**Your task:**
Repeat, please, only the lines from the top of the data down to the line with "const yTitle = 'Net Benefit'"; include both of those lines.

**Available data:**
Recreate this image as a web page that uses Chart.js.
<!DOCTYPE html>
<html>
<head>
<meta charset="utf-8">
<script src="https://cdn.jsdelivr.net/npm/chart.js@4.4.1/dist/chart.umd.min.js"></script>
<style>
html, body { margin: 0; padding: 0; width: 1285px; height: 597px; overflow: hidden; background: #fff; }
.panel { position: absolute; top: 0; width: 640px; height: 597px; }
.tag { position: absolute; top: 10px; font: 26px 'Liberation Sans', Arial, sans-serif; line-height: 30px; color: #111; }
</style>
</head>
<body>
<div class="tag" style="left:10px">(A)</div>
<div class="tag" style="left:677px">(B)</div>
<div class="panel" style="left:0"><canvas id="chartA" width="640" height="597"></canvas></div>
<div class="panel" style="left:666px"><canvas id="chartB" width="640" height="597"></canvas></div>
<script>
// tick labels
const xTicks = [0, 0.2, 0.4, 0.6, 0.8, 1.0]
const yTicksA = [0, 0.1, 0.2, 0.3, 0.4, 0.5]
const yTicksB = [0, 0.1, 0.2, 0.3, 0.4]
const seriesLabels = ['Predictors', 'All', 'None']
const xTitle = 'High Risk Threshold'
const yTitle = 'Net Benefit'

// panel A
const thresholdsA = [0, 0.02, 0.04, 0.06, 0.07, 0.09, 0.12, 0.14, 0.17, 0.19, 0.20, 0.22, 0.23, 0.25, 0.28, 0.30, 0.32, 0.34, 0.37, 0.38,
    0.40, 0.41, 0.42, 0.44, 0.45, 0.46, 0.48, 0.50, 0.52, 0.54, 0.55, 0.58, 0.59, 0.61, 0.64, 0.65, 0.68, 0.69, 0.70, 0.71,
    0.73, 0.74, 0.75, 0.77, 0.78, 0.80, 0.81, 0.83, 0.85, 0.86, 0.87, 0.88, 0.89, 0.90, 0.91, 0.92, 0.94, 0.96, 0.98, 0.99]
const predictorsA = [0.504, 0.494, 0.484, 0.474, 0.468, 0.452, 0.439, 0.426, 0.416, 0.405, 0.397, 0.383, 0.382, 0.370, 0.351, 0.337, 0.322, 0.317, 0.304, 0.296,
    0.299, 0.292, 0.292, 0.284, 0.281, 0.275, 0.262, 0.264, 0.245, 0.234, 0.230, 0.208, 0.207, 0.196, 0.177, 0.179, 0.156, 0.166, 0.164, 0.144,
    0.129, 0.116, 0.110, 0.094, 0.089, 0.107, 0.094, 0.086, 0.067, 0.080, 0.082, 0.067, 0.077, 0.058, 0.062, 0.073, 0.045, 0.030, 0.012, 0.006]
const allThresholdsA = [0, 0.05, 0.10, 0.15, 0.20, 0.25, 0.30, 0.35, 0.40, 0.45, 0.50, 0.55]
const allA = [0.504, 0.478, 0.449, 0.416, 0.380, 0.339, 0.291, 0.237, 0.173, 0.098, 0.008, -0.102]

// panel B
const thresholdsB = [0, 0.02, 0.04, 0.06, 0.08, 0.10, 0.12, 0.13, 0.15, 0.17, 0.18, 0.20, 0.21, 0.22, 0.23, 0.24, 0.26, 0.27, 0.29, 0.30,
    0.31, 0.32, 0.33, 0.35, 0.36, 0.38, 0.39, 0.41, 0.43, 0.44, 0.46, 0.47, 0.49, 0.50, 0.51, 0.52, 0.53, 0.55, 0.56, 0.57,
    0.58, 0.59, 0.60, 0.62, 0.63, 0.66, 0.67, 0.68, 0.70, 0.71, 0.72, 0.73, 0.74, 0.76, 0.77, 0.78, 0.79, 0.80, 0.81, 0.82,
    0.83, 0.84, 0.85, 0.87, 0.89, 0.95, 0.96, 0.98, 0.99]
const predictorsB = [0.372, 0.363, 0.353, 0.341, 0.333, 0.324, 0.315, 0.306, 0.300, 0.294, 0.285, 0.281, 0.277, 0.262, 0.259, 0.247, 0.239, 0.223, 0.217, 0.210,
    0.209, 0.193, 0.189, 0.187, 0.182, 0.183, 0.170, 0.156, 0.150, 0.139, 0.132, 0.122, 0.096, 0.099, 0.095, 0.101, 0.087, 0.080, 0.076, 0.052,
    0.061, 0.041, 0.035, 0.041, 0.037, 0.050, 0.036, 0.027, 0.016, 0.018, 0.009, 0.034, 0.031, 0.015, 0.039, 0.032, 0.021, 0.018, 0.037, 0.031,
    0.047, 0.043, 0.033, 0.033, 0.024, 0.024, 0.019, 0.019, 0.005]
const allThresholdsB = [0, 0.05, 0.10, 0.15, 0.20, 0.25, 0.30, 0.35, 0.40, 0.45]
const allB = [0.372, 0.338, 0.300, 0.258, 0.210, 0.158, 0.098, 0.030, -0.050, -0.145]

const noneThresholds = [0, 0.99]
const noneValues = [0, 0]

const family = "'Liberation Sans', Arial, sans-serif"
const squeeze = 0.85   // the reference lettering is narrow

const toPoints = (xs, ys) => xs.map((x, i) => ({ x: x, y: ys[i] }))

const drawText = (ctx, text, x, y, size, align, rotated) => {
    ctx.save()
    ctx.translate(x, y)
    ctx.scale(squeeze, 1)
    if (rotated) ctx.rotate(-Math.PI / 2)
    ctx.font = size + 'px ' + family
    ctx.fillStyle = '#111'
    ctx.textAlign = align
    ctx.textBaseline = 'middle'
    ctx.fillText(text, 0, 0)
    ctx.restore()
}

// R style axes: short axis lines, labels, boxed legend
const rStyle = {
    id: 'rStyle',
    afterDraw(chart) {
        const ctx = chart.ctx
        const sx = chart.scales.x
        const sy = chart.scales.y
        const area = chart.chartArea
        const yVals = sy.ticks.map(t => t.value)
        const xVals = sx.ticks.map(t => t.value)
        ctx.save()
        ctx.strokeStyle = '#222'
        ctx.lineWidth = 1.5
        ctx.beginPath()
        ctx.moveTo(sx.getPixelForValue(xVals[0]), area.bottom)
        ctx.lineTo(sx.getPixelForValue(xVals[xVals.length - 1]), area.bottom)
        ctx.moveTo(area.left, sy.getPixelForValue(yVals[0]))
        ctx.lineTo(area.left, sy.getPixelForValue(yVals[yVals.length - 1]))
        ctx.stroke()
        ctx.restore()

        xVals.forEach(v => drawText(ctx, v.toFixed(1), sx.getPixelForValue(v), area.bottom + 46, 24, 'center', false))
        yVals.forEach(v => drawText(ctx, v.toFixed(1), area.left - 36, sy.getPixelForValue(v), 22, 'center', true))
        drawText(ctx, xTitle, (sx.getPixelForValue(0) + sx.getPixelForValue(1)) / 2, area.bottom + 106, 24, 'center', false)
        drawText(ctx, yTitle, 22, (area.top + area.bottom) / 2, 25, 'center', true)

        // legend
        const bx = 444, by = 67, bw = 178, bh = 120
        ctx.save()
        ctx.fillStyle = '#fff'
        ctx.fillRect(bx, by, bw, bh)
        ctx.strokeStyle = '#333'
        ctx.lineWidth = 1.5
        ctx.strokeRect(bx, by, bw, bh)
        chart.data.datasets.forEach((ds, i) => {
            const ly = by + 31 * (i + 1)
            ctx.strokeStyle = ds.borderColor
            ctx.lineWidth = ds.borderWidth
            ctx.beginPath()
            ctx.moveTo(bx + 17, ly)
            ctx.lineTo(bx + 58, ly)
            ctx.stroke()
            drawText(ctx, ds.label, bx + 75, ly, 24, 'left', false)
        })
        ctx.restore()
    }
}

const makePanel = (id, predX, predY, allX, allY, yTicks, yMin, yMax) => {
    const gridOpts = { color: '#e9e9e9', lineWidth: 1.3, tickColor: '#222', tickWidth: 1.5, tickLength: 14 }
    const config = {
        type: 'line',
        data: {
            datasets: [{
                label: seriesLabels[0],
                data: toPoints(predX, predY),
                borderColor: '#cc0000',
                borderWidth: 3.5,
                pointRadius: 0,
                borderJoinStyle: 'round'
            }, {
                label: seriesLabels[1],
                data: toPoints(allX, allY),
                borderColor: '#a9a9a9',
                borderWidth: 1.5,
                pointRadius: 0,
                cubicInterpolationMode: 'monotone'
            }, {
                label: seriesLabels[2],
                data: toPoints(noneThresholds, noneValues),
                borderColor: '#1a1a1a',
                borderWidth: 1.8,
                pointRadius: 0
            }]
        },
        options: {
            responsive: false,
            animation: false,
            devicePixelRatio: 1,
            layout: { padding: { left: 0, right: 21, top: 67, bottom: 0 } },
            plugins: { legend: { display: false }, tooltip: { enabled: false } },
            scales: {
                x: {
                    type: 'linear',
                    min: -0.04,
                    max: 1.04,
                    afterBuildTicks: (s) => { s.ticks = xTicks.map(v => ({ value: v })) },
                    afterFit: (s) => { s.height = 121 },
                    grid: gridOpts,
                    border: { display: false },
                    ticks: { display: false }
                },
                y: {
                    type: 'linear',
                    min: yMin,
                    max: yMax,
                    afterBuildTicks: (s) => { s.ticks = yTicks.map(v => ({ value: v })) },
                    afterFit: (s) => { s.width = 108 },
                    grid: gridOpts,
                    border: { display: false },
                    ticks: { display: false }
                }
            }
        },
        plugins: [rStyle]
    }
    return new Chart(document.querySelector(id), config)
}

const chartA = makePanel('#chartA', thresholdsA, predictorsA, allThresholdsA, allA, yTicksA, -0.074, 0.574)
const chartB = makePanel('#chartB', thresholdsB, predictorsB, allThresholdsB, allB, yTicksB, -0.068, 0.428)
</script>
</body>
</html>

**Response to the task:**
Recreate this image as a web page that uses Chart.js.
<!DOCTYPE html>
<html>
<head>
<meta charset="utf-8">
<script src="https://cdn.jsdelivr.net/npm/chart.js@4.4.1/dist/chart.umd.min.js"></script>
<style>
html, body { margin: 0; padding: 0; width: 1285px; height: 597px; overflow: hidden; background: #fff; }
.panel { position: absolute; top: 0; width: 640px; height: 597px; }
.tag { position: absolute; top: 10px; font: 26px 'Liberation Sans', Arial, sans-serif; line-height: 30px; color: #111; }
</style>
</head>
<body>
<div class="tag" style="left:10px">(A)</div>
<div class="tag" style="left:677px">(B)</div>
<div class="panel" style="left:0"><canvas id="chartA" width="640" height="597"></canvas></div>
<div class="panel" style="left:666px"><canvas id="chartB" width="640" height="597"></canvas></div>
<script>
// tick labels
const xTicks = [0, 0.2, 0.4, 0.6, 0.8, 1.0]
const yTicksA = [0, 0.1, 0.2, 0.3, 0.4, 0.5]
const yTicksB = [0, 0.1, 0.2, 0.3, 0.4]
const seriesLabels = ['Predictors', 'All', 'None']
const xTitle = 'High Risk Threshold'
const yTitle = 'Net Benefit'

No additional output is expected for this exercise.